C’est un matin. J’arrive dans le service d’un pas léger, car je suis, pour une fois et par la grâce du trafic routier, en avance. Cela pourrait être une journée qui commence bien. J’avance dans le couloir en saluant les uns et les autres par les portes entrebaillées, jusqu’à ce que je croise notre cadre de santé qui m’arrête.
« Es-tu le médecin référent de Monsieur B ? » J’acquiesce. Est-ce un pressentiment ou son regard qui s’attriste ? Est-ce ce que je lis de compassion sur son visage ? Ou simplement l’inquiétude que j’ai toujours eu pour ce jeune homme fragile ? Je sais que les nouvelles ne sont pas bonnes. Les mots coulent comme l’eau froide le long de mon dos : « Cette nuit…retrouvé par les surveillants…SAMU… réanimation… décédé à l’hôpital »
Nous nous mettons d’accord sur la façon d’en informer l’équipe, je dis ce qu’il faut dire mais j’ai envie d’être seule. Dans l’office où je comptais prendre un café avant ma réunion de 8h30, une question me torture: qu’est-ce que j’ai manqué ? Y a-t-il des signes que je n’ai pas vu ? Je déroule le fil de nos derniers entretiens en quête d’indices. Aurais-je pu savoir que c’était pour cette nuit ? Ai- je bien évalué les facteurs de risque, l’urgence, la dangerosité, comme on me l’a appris à la fac ?

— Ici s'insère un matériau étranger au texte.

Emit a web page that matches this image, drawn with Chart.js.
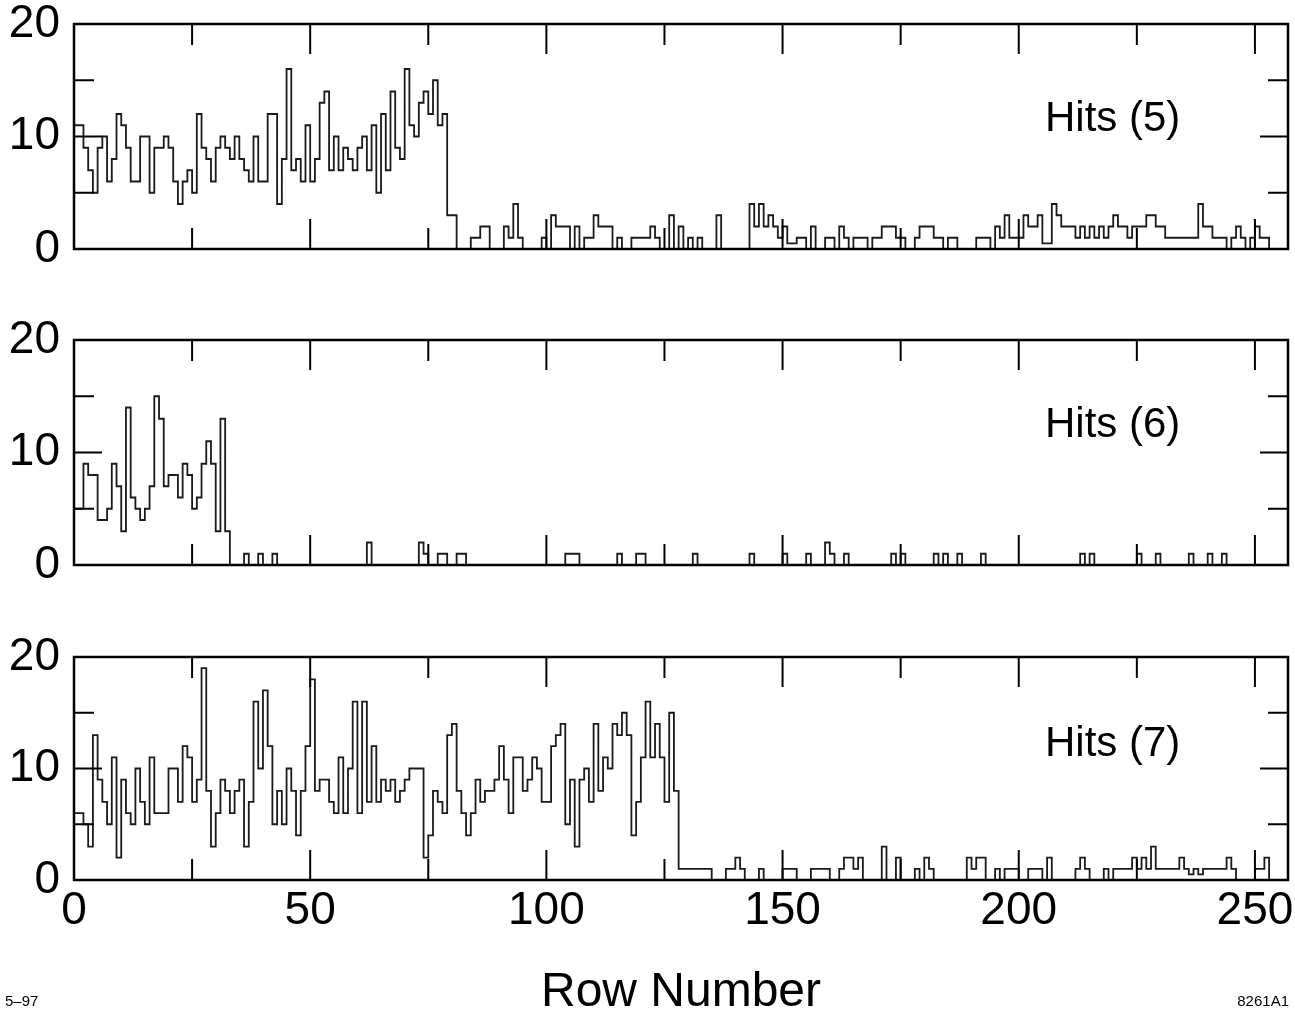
<!DOCTYPE html>
<html>
<head>
<meta charset="utf-8">
<title>Hits per row</title>
<script src="https://cdn.jsdelivr.net/npm/chart.js@4.4.1/dist/chart.umd.min.js"></script>
<style>
  html, body { margin: 0; padding: 0; background: #fff; }
  #page { position: relative; width: 1295px; height: 1012px; overflow: hidden;
          font-family: "Liberation Sans", Arial, Helvetica, sans-serif; color: #000; }
  .panel { position: absolute; left: 0; width: 1295px; }
  .hits { position: absolute; left: 1045px; font-size: 42px; line-height: 1; white-space: nowrap; }
  .note { position: absolute; font-size: 15px; line-height: 1; }
</style>
</head>
<body>
<div id="page">
  <div class="panel" style="top:0;height:295px"><canvas id="chart5"></canvas></div>
  <div class="panel" style="top:295px;height:305px"><canvas id="chart6"></canvas></div>
  <div class="panel" style="top:600px;height:412px"><canvas id="chart7"></canvas></div>
  <div class="hits" style="top:96px">Hits (5)</div>
  <div class="hits" style="top:402px">Hits (6)</div>
  <div class="hits" style="top:721px">Hits (7)</div>
  <div class="note" style="left:5px;top:993px">5–97</div>
  <div class="note" style="right:6px;top:993px">8261A1</div>
</div>
<script>
// hits per row, one value per row number (bins 0..255)
const hits5 = [
  11,11,9,7,5,9,10,6,8,12,11,9,6,6,10,10,5,9,9,10,
  9,6,4,6,7,5,12,9,8,6,9,10,9,8,10,8,7,6,10,6,
  6,12,12,4,8,16,7,8,6,11,6,8,13,14,7,10,7,9,8,7,
  9,10,7,11,5,12,7,14,9,8,16,11,10,13,14,12,15,11,12,3,
  3,0,0,0,1,1,2,2,0,0,0,2,1,4,1,0,0,0,0,1,
  0,3,2,2,2,0,2,0,1,1,3,2,2,2,0,1,0,0,1,1,
  1,1,2,1,0,0,3,0,2,0,1,0,1,0,0,0,3,0,0,0,
  0,0,0,4,2,4,2,3,2,1,2,0.5,0.5,1,1,0,2,0,0,1,
  1,0,2,1,0,1,1,1,0,1,1,2,2,2,1,1,0,0,1,2,
  2,2,1,1,0,1,1,0,0,0,0,1,1,1,0,2,1,3,1,1,
  1,3,2,2,3,0.5,0.5,4,3,2,2,2,1,2,1,2,1,2,1,2,
  3,2,2,1,2,2,2,3,3,2,2,1,1,1,1,1,1,1,4,2,
  2,1,1,1,0,1,2,1,0,1,2,1,1,0,0,0
];
const hits6 = [
  5,5,9,8,8,4,4,5,9,7,3,14,6,5,4,5,7,15,13,7,
  8,8,6,9,8,5,6,9,11,9,3,13,3,0,0,0,1,0,0,1,
  0,0,1,0,0,0,0,0,0,0,0,0,0,0,0,0,0,0,0,0,
  0,0,2,0,0,0,0,0,0,0,0,0,0,2,1,0,0,1,1,0,
  0,1,1,0,0,0,0,0,0,0,0,0,0,0,0,0,0,0,0,0,
  0,0,0,0,1,1,1,0,0,0,0,0,0,0,0,1,0,0,0,1,
  1,0,0,0,0,0,0,0,0,0,0,1,0,0,0,0,0,0,0,0,
  0,0,0,1,0,0,0,0,0,0,1,0,0,0,0,1,0,0,0,2,
  1,0,0,1,0,0,0,0,0,0,0,0,0,1,0,1,0,0,0,0,
  0,0,1,0,1,0,0,1,0,0,0,0,1,0,0,0,0,0,0,0,
  0,0,0,0,0,0,0,0,0,0,0,0,0,1,0,1,0,0,0,0,
  0,0,0,0,0,1,0,0,0,1,0,0,0,0,0,0,1,0,0,0,
  1,0,0,1,0,0,0,0,0,0,0,0,0,0,0,0
];
const hits7 = [
  6,6,5,3,13,9,7,5,11,2,9,6,5,10,7,5,11,6,6,6,
  10,10,7,12,11,7,9,19,8,3,6,9,8,6,8,9,3,7,16,10,
  17,12,5,8,5,10,8,4,8,12,18,8,9,9,7,6,11,6,10,16,
  6,16,7,12,7,9,8,9,7,8,9,10,10,10,2,4,8,7,6,13,
  14,8,6,4,6,9,7,8,8,9,12,9,6,11,11,8,9,11,10,7,
  7,12,13,14,5,9,3,9,10,7,14,8,11,10,14,13,15,13,4,7,
  11,16,11,14,11,7,15,8,1,1,1,1,1,1,1,0,0,0,1,1,
  2,1,0,0,0,1,0,0,0,0,1,1,1,0,0,0,1,1,1,1,
  0,0,1,2,2,1,2,0,0,0,0,3,0,0,2,0,0,0,1,0,
  2,1,0,0,0,0,0,0,0,2,1,2,2,0,0,1,0,1,1,1,
  0,0,1,1,1,0,2,0,0,0,0,0,1,2,1,0,0,0,1,0,
  1,1,1,1,2,1,2,1,3,1,1,1,1,1,2,1,0.5,1,0.5,1,
  1,1,1,1,2,1,0,0,0,0,1,1,2,0,0,0
];

const xLabels = [0, 50, 100, 150, 200, 250];
const yLabels = [0, 10, 20];
const xMarks = [25, 50, 75, 100, 125, 150, 175, 200, 225, 250];
const yMarks = [5, 10, 15];
const xMax = 257;
const yMax = 20;

const FONT = '"Liberation Sans", Arial, Helvetica, sans-serif';

// frame + inward tick marks, drawn from the chart's own scales
const frameTicks = {
  id: 'frameTicks',
  afterDatasetsDraw(chart) {
    const { ctx, chartArea: a, scales: { x, y } } = chart;
    const seg = (x1, y1, x2, y2) => { ctx.beginPath(); ctx.moveTo(x1, y1); ctx.lineTo(x2, y2); ctx.stroke(); };
    ctx.save();
    ctx.strokeStyle = '#000';
    ctx.lineWidth = 2;
    xMarks.forEach(v => {
      const px = x.getPixelForValue(v);
      const len = v % 50 === 0 ? 30 : 21;
      seg(px, a.top, px, a.top + len);
      seg(px, a.bottom, px, a.bottom - len);
    });
    yMarks.forEach(v => {
      const py = y.getPixelForValue(v);
      const len = v % 10 === 0 ? 28 : 20;
      seg(a.left, py, a.left + len, py);
      seg(a.right, py, a.right - len, py);
    });
    ctx.lineWidth = 2.5;
    ctx.strokeRect(a.left, a.top, a.right - a.left, a.bottom - a.top);
    ctx.restore();
  }
};

function toSteps(values) {
  const pts = values.map((v, i) => ({ x: i, y: v }));
  pts.push({ x: values.length, y: 0 });
  return pts;
}

function makePanel(id, values, padTop, axisHeight, showX) {
  return new Chart(document.getElementById(id), {
    type: 'line',
    data: {
      datasets: [{
        data: toSteps(values),
        stepped: true,
        borderColor: '#1a1a1a',
        borderWidth: 1.8,
        borderJoinStyle: 'miter',
        pointRadius: 0,
        fill: false
      }]
    },
    options: {
      responsive: true,
      maintainAspectRatio: false,
      animation: false,
      layout: { padding: { top: padTop, right: 7, left: 0, bottom: 0 } },
      plugins: { legend: { display: false }, tooltip: { enabled: false } },
      scales: {
        x: {
          type: 'linear', min: 0, max: xMax,
          grid: { display: false, drawTicks: false },
          border: { display: false },
          afterBuildTicks: s => { s.ticks = xLabels.map(v => ({ value: v })); },
          afterFit: s => { s.height = axisHeight; s.paddingLeft = 0; s.paddingRight = 0; },
          ticks: { display: showX, autoSkip: false, maxRotation: 0, padding: 4,
                   color: '#000', font: { family: FONT, size: 46 } },
          title: { display: showX, text: 'Row Number', color: '#000',
                   font: { family: FONT, size: 48, lineHeight: 1 }, padding: { top: 0, bottom: -5 } }
        },
        y: {
          min: 0, max: yMax,
          grid: { display: false, drawTicks: false },
          border: { display: false },
          afterBuildTicks: s => { s.ticks = yLabels.map(v => ({ value: v })); },
          afterFit: s => { s.width = 74; s.paddingTop = 0; s.paddingBottom = 0; },
          ticks: { padding: 14, color: '#000', font: { family: FONT, size: 46 } }
        }
      }
    },
    plugins: [frameTicks]
  });
}

let chart5 = makePanel('chart5', hits5, 24, 295 - 249, false);
let chart6 = makePanel('chart6', hits6, 45, 600 - 565, false);
let chart7 = makePanel('chart7', hits7, 57, 1012 - 880, true);
</script>
</body>
</html>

Je savais que Monsieur B luttait contre des moments d’angoisse terribles depuis le début de son incarcération. Ces dernières semaines, il avait dialectisé cela et me parlait d’un choix à faire : allait-il se remobiliser et vivre pour défendre sa vérité, ou abandonner le combat et se supprimer ? Sa vérité, pour étrange qu’elle puisse paraître, était à la fois ce qui lui permettait de supporter l’insupportable des faits et ce qui, parce qu’elle n’était pas reconnue, le torturait. Il y avait un danger bien sûr dans cette nouvelle position, mais aussi un espoir de mouvement qui pouvait, je l’espérais, l’arracher enfin aux limbes. En attendant que s’impose à lui l’impossible décision, il ne se départissait ni de son vieux pull en laine ni de son sourire poli. Avec sa présence flottante, il semblait n’être jamais tout à fait là.
Il échangeait volontiers avec moi et m’écoutait attentivement mais il devait d’abord « choisir » me disait-il, « une bonne fois pour toutes », quand je lui proposais de faire le pari de la vie, le seul qu’on puisse faire plusieurs fois. Mais à ce choix qu’il se plaignait de ne pas réussir à faire, je n’étais pas conviée. Quant à la date et l’heure, il ne m’en a évidemment rien dit. Je regrette autant que je maudis ce temps où les ouvrages de psychiatrie rendaient la réalité si simple.
Je réalise que ce n’est pas seulement mon patient qui est mort, mais avant tout un jeune homme. Un jeune homme avec ses souvenirs, ses goûts et ses secrets… Ce qui a été mon échec fut peut-être sa liberté. J’ai su par la suite qu’à sa sœur il en avait dit davantage, peut-être parce qu’elle avait déjà accepté qu’il ne puisse plus vivre. Si je dois verser quelques larmes, ce n’est pas sur mon impuissance mais plutôt sur cette vie interrompue. J’en connais quelques bribes, qu’il m’a livrées au cours de cette année d’entretiens quasi hebdomadaires. Voilà ma légitimité à être émue.
J’arriverai à ma réunion en retard et les yeux rougis, tant pis. Une fois que la mort est là, nous sommes nus et sans blouse.